Maryland public-sector unions are lobbying the state legislature to undermine a Supreme Court case that could end their power to make workers pay union fees as a condition of employment. The lobbyists pushed a set of bills to require public universities and school districts to hand over employees’ private information — names, position titles, home and work addresses, personal telephone numbers, and work and personal email addresses — to unions and to require captive-audience meetings at which the union can lobby new hires to join.
Specifically, the Maryland American Federation of State, County and Municipal Employees union is advocating for Gov. Larry Hogan (R) to sign Senate Bills 677 and 819, both sponsored by state Sen. Richard S. Madaleno Jr. (D-Montgomery).
Clearly, the union fears a loss this year in Janus v. AFSCME, Council 31, a case in which Illinois child-support specialist Mark Janus argues that he should not be forced to pay dues to a union that does not represent his values and interests. In more than 20 states, including Maryland, workers are forced to pay a union for representation, whether they like it or not.
But distributing workers’ private information is a terrible idea, especially because the bills would permit unions to share workers’ private information with third-party contractors and do away with a worker’s ability to opt out of that information sharing.
In the private sector, where employers are already forced to hand over employees’ private information, the National Labor Relations Board, which governs private-sector labor relations, readily admitted (and noted in a guidance memo) that releasing employees’ private information may lead to the lists being used to “harass, coerce, or rob employees.” The other troubling component of the Maryland bills require new hires to attend a union orientation at which the union can lobby employees to join. These so-called orientation meetings are eerily similar to captive-audience meetings held by employers to persuade employees against unionization — a practice that unions understandably condemn.
Union orientation meetings have proved problematic in other states. In Washington state, public records obtained by the Freedom Foundation reveal that union organizers for the Service Employees International Union used tactics that were “aggressive,” “rude” and “coercive.” The workers who attended the orientation felt “pressured,” “misled,” “tricked,” “coerced,” “intimidated” and “forced” to sign up with the union. Unions should be able to make their pitch to workers, but it should be the worker’s choice to hear the union out, not a job requirement.
At a March 15 Maryland Senate Finance Committee hearing discussing the bills, unions said they need captive-audience meetings and workers’ private information because they need access to workers even if agency fees are prohibited by the Supreme Court. Union officials also stressed that they are bound by the “duty of fair representation” and are required to represent all workers in a bargaining unit — whether they are full-fledged members or nonmembers.

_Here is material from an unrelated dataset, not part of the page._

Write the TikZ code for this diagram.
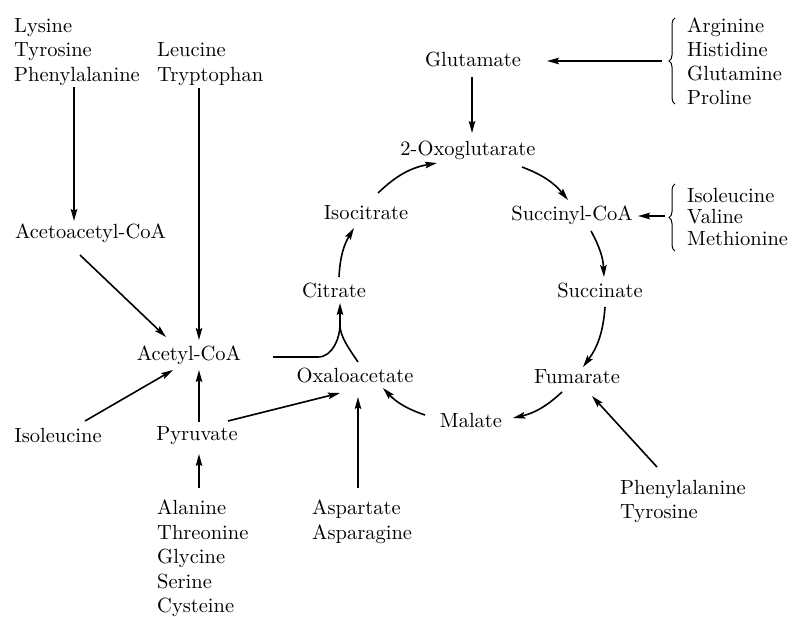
\documentclass[tikz,border=0pt]{standalone}
\usepackage{fontspec}
\setmainfont{lmroman10-regular}[Extension=.otf]
\usetikzlibrary{arrows.meta,decorations.pathreplacing}
\begin{document}
\begin{tikzpicture}[x=1pt,y=-1pt,
  lbl/.style={inner sep=0pt, font=\fontsize{20.5}{24.5}\selectfont},
  blk/.style={lbl, align=left, anchor=north west},
  arr/.style={line width=1.6pt, -{Stealth[length=12pt,width=6.5pt,inset=2pt]}},
  ln/.style={line width=1.6pt},
  brc/.style={line width=1pt, decorate, decoration={brace, amplitude=6pt}}]
\useasboundingbox (0,0) rectangle (794,616);

% blocks
\node[blk] (lys) at (14,18) {Lysine\\Tyrosine\\Phenylalanine};
\node[blk] (leu) at (157,42.5) {Leucine\\Tryptophan};
\node[blk] (ala) at (157,500) {Alanine\\Threonine\\Glycine\\Serine\\Cysteine};
\node[blk] (asp) at (312,500) {Aspartate\\Asparagine};
\node[blk] (phe) at (620,480) {Phenylalanine\\Tyrosine};
\node[blk, font=\fontsize{20.5}{24}\selectfont] (arg) at (687,18) {Arginine\\Histidine\\Glutamine\\Proline};
\node[blk, font=\fontsize{20.5}{21.5}\selectfont] (ilv) at (687,188) {Isoleucine\\Valine\\Methionine};

% single nodes
\node[lbl] (acac) at (90.5,233) {Acetoacetyl-CoA};
\node[lbl] (acet) at (189,355) {Acetyl-CoA};
\node[lbl] (ile) at (58,435) {Isoleucine};
\node[lbl] (pyr) at (197,436) {Pyruvate};
\node[lbl] (oxa) at (355,375) {Oxaloacetate};
\node[lbl] (cit) at (334,290) {Citrate};
\node[lbl] (iso) at (366,213) {Isocitrate};
\node[lbl] (oxo) at (468,150) {2-Oxoglutarate};
\node[lbl] (glu) at (473,59) {Glutamate};
\node[lbl] (suc) at (572,215) {Succinyl-CoA};
\node[lbl] (succ) at (600,290) {Succinate};
\node[lbl] (fum) at (577,377) {Fumarate};
\node[lbl] (mal) at (471,420) {Malate};

% braces
\draw[brc] ([shift={(-12,86)}]arg.north west) -- ([shift={(-12,0)}]arg.north west);
\coordinate (argtip) at ([shift={(-25,43)}]arg.north west);
\draw[brc] ([shift={(-12,63)}]ilv.north west) -- ([shift={(-12,-4)}]ilv.north west);
\coordinate (ilvtip) at ([shift={(-22,28)}]ilv.north west);

% feeder arrows
\draw[arr] ([shift={(60,69)}]lys.north west) -- ([shift={(-16.5,-12)}]acac.center);
\draw[arr] ([shift={(42,45.5)}]leu.north west) -- ([shift={(10,-15)}]acet.center);
\draw[arr] ([shift={(-10.5,22)}]acac.center) -- ([shift={(-23,-18)}]acet.center);
\draw[arr] ([shift={(27,-14)}]ile.center) -- ([shift={(-16,15)}]acet.center);
\draw[arr] ([shift={(2,-14)}]pyr.center) -- ([shift={(10,15)}]acet.center);
\draw[arr] ([shift={(42,-12)}]ala.north west) -- ([shift={(2,18)}]pyr.center);
\draw[arr] ([shift={(31,-15)}]pyr.center) -- ([shift={(-15,18)}]oxa.center);
\draw[arr] ([shift={(46,-12)}]asp.north west) -- ([shift={(3,22)}]oxa.center);
\draw[arr] ([shift={(-1,18)}]glu.center) -- ([shift={(4,-17)}]oxo.center);
\draw[arr] (argtip) -- ([shift={(74,2)}]glu.center);
\draw[arr] (ilvtip) -- ([shift={(66,1)}]suc.center);
\draw[arr] ([shift={(37,-13)}]phe.north west) -- ([shift={(15,19)}]fum.center);

% merge into citrate
\coordinate (mrg) at ([shift={(6,35)}]cit.center);
\draw[ln] ([shift={(84,2)}]acet.center) -- ++(45,0) .. controls +(15,0) and +(0,12) .. (mrg);
\draw[arr] ([shift={(3,-13)}]oxa.center) .. controls +(-8,-12) and +(0,12) .. (mrg) -- ([shift={(6,13)}]cit.center);

% cycle
\draw[arr] ([shift={(5,-13)}]cit.center) to[bend left=14] ([shift={(-12,15)}]iso.center);
\draw[arr] ([shift={(12,-20)}]iso.center) to[bend left=17] ([shift={(-31,13)}]oxo.center);
\draw[arr] ([shift={(54,17)}]oxo.center) to[bend left=15] ([shift={(-4,-15)}]suc.center);
\draw[arr] ([shift={(19,16)}]suc.center) to[bend left=13] ([shift={(4,-13)}]succ.center);
\draw[arr] ([shift={(5,17)}]succ.center) to[bend left=16] ([shift={(6,-10)}]fum.center);
\draw[arr] ([shift={(-15,15)}]fum.center) to[bend left=15] ([shift={(42,-2)}]mal.center);
\draw[arr] ([shift={(-46,-5)}]mal.center) to[bend left=14] ([shift={(28,13)}]oxa.center);
\end{tikzpicture}
\end{document}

There is a better solution: Set public-sector unions free from their duty of fair representation and exclusive right to negotiate a collective bargaining agreement that covers all employees, including nonmembers.
A policy called Worker’s Choice, or members-only unions, would remove this legal requirement that a union must represent workers who do not pay dues. Under such a policy, a union would represent, negotiate on behalf of and collect dues only from members of the labor organization.
This change to labor relations resolves unions’ main objection to the elimination of agency fees, or forced union dues. Organized labor would no longer be forced to represent “free riders,” or workers who do not pay agency fees but receive union representation and work under a union contract. Only members who pay dues would receive union services and work under collective bargaining agreements under Worker’s Choice policy.
Workers who do not desire union representation would be freed from paying fees to a union and from working under a collective bargaining agreement negotiated by union officials. Instead, nonmembers would no longer have to fund a union they disagree with and could exercise their newfound freedom to negotiate a contract with the public employer tailored to their needs.
Worker’s Choice is one of few labor relations policies that Democrats and Republicans should be able to get behind. Unions and workers are better off under this law than before. Workers gain choice, and unions are not saddled with the responsibility of representing workers who do not pay for those services.